The National Museum of African American History and Culture has been open for a year now. The museum has received rave reviews, and it has quickly become one of the Smithsonian’s biggest attractions, with over 2.5 million visits in its first year. The museum’s mission — to “explore what it means to be an American and share how American values like resiliency, optimism, and spirituality are reflected in African American history and culture” — clearly resonates with the public.
Ironically, as the nation celebrates the museum’s anniversary, we are also debating the meaning of Confederate monuments.
Perhaps this dissonance was inevitable.
In 1915, D.W. Griffith released “The Birth of a Nation.” This epic (and racist) motion picture portrayed antebellum blacks as perfectly contented slaves, Confederate soldiers as heroes, and black Union soldiers as brutes intent on dominating whites and molesting white women. It lionized the Ku Klux Klan for lynching blacks and preventing black men from voting. Upon the movie’s release, The Confederate Veteran magazine gushed about its depiction of the Klan having “added an unwritten amendment to the Constitution of the United States . . . [that] the American nation shall forever have a White man’s government.”
Horrified blacks and sympathetic whites protested this whitewashed version of slavery, the Civil War and of black soldiers and citizens. In response to "The Birth of a Nation," Carter G. Woodson founded the organization that would later give us Black History Month. But something else quite significant also happened: In 1916, blacks began organizing to build a memorial to African-American soldiers and sailors. The mission quickly broadened to construct a “national memorial building” to document all forms of “Negro achievement and contributions to America.” The organizers of the proposed African-American memorial blasted its counter-narrative to Griffith’s movie across the top of flyers for one of its first rallies, proclaiming “THE BIRTH OF A RACE.” Such was the birth of the movement to create the museum, which finally opened in 2016, exactly 100 years later.
The die was cast. D.W. Griffith and other sympathizers of the Confederate “Lost Cause” sought to justify the slavery, segregation and disenfranchisement of blacks by dehumanizing them. Blacks had an existential need to respond, and one such response was the effort to create an institution to affirm their contributions and their rightful place as equal American citizens.
This early 20th century battle over memory was fought with words, but with the intensity of Gettysburg. Congressman John E. Rankin of Mississippi argued against a memorial to African-American achievement because “the people of the South have done more to take the Negro from his natural state of savagery, . . . [and] the white man in the South is the best friend the Negro ever had or ever will have again.” He maintained that “there never was a Negro regiment on earth, and there never will be, equal to a regiment of Confederate veterans during the Civil War.” The United Daughters of the Confederacy took a subtler, more romanticized approach. They proposed legislation for a monument to the “Faithful Colored Mammies of the South” in the nation’s capital, a measure that passed the full Senate in 1923 but thankfully never became law.
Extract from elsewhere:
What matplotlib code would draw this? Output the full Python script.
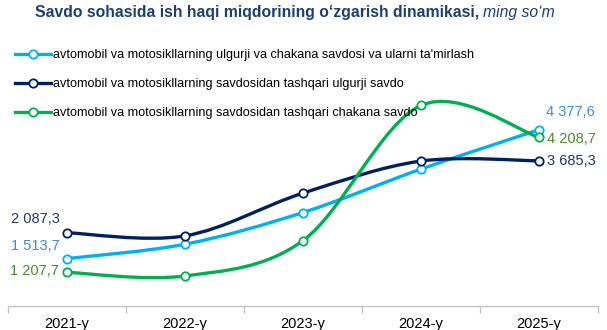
import numpy as np
import matplotlib
matplotlib.use("Agg")
import matplotlib.pyplot as plt
from matplotlib.path import Path
from matplotlib.patches import PathPatch
from matplotlib.lines import Line2D

plt.rcParams['font.family'] = ['Liberation Sans', 'DejaVu Sans']

years = ["2021-y", "2022-y", "2023-y", "2024-y", "2025-y"]
series_names = [
    "avtomobil va motosikllarning ulgurji va chakana savdosi va ularni ta'mirlash",
    "avtomobil va motosikllarning savdosidan tashqari ulgurji savdo",
    "avtomobil va motosikllarning savdosidan tashqari chakana savdo",
]
auto_trade = [1513.7, 1833.0, 2537.0, 3502.0, 4377.6]
wholesale = [2087.3, 2018.0, 2968.0, 3680.0, 3685.3]
retail = [1207.7, 1128.0, 1913.0, 4917.0, 4208.7]

line_colors = ["#00B0F0", "#002060", "#00B050"]
label_colors = ["#3E8AD6", "#1F3864", "#4E8B2C"]


def smooth_path(xs, ys):
    """Catmull-Rom style Bezier through the points (spreadsheet smoothed line)."""
    pts = np.column_stack([xs, ys]).astype(float)
    n = len(pts)
    verts = [pts[0]]
    codes = [Path.MOVETO]
    for i in range(n - 1):
        p0 = pts[i - 1] if i > 0 else pts[i]
        p1 = pts[i]
        p2 = pts[i + 1]
        p3 = pts[i + 2] if i + 2 < n else pts[i + 1]
        c1 = p1 + (p2 - p0) / 6.0
        c2 = p2 - (p3 - p1) / 6.0
        verts += [c1, c2, p2]
        codes += [Path.CURVE4] * 3
    return Path(verts, codes)


fig = plt.figure(figsize=(6.07, 3.30), dpi=100)
W, H = 607, 330
ax_left, ax_right, ax_top, ax_bottom = 8, 598, 40, 306
ax = fig.add_axes([ax_left / W, (H - ax_bottom) / H,
                   (ax_right - ax_left) / W, (ax_bottom - ax_top) / H])

x = np.arange(len(years))
ax.set_xlim(-0.5, len(years) - 0.5)
ax.set_ylim(460, 6370)

all_series = [auto_trade, wholesale, retail]
for vals, col in zip(all_series, line_colors):
    patch = PathPatch(smooth_path(x, vals), facecolor="none", edgecolor=col,
                      lw=2.4, capstyle="round", joinstyle="round", zorder=3)
    ax.add_patch(patch)
    ax.plot(x, vals, linestyle="none", marker="o", markersize=6.0,
            markerfacecolor="white", markeredgecolor=col, markeredgewidth=1.3,
            zorder=4)


def fmt(v):
    s = f"{v:,.1f}"
    return s.replace(",", " ").replace(".", ",")


# value labels at the first and last year
left_offsets = [(-5, 9), (-5, 10), (-6, 1)]
right_offsets = [(5, 13), (6, 0), (6, -1.5)]
for vals, lc, lo, ro in zip(all_series, label_colors, left_offsets, right_offsets):
    ax.annotate(fmt(vals[0]), (x[0], vals[0]), xytext=lo, textcoords="offset points",
                ha="right", va="center", fontsize=10.5, color=lc, zorder=5)
    ax.annotate(fmt(vals[-1]), (x[-1], vals[-1]), xytext=ro, textcoords="offset points",
                ha="left", va="center", fontsize=10.5, color=lc, zorder=5)

# axes styling
for s in ["left", "right", "top"]:
    ax.spines[s].set_visible(False)
ax.spines["bottom"].set_color("#BFBFBF")
ax.spines["bottom"].set_linewidth(0.9)
ax.set_yticks([])
ax.set_xticks(x)
ax.set_xticklabels(years, fontsize=10.5, color="#000000")
ax.tick_params(axis="x", which="major", length=0, pad=8)
ax.set_xticks(np.arange(-0.5, len(years), 1.0), minor=True)
ax.tick_params(axis="x", which="minor", length=5, color="#BFBFBF", width=0.9)

# legend
handles = [Line2D([0], [0], color=c, lw=2.4, marker="o", markersize=6.0,
                  markerfacecolor="white", markeredgecolor=c, markeredgewidth=1.3)
           for c in line_colors]
fig.legend(handles, series_names, loc="upper left",
           bbox_to_anchor=(15 / W, 1 - 49 / H), frameon=False, fontsize=9.05,
           handlelength=2.85, handletextpad=0.15, labelspacing=1.35,
           borderaxespad=0, borderpad=0)

# title
title_color = "#1B3F73"
t1 = fig.text(35 / W, 1 - 13 / H, "Savdo sohasida ish haqi miqdorining o‘zgarish dinamikasi,",
              fontsize=11.3, fontweight="bold", color=title_color, ha="left", va="center")
fig.canvas.draw()
bb = t1.get_window_extent()
fig.text(bb.x1 / W / fig.dpi * 100 + 4 / W, 1 - 13 / H, "ming so‘m", fontsize=11.3,
         fontstyle="italic", color=title_color, ha="left", va="center")

fig.savefig("out.png", dpi=100)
Through persistent efforts, a bill to construct the national African-American memorial building actually passed Congress in 1929, but Rankin and other opponents successfully blocked its federal funding, dooming the effort, particularly with the subsequent onset of the Great Depression. It would take Congress almost 75 years to right that wrong, with Congressman John Lewis leading a bipartisan coalition to pass the 2003 law to fund, build and finally open the Smithsonian’s newest jewel.
At the one-year mark of the museum's opening, the battle over memory still rages. Exhibit A is the debate about Confederate monuments. Interestingly, many monument defenders contend they promote only “heritage,” and that slavery and white supremacy were not prominent aspects of the Confederacy. History proves otherwise. South Carolina, the first state to secede, complained in its “Declaration of Causes” of “increasing hostility on the part of the non-slaveholding States to the institution of slavery,” and of the election of President Lincoln, “whose opinions and purposes are hostile to slavery,” and concluded war was necessary because “the public mind must rest in the belief that slavery is in the course of ultimate extinction.” The Texas “Declaration of Causes” could not have been more overt in its white supremacy, pronouncing “as undeniable truths” that the Confederacy was “established exclusively by the White race, for themselves and their posterity,” and that “the African race . . . were rightfully held and regarded as an inferior and dependent race, and in that condition only could their existence in this country be rendered beneficial or tolerable.” This explicitly racist history of the Confederacy is rightfully depicted in the museum.
Lonnie Bunch, the founding director of the museum, has explained that its utmost priority will always be, in the words of the preeminent historian John Hope Franklin, to “tell the unvarnished truth.” This is no easy task. As James Baldwin told Congress when advocating for the museum nearly 50 years ago, “my history . . . contains the truth about America. It is going to be hard to teach it.”
One year in, America should be thankful that it finally built this museum of hard truths.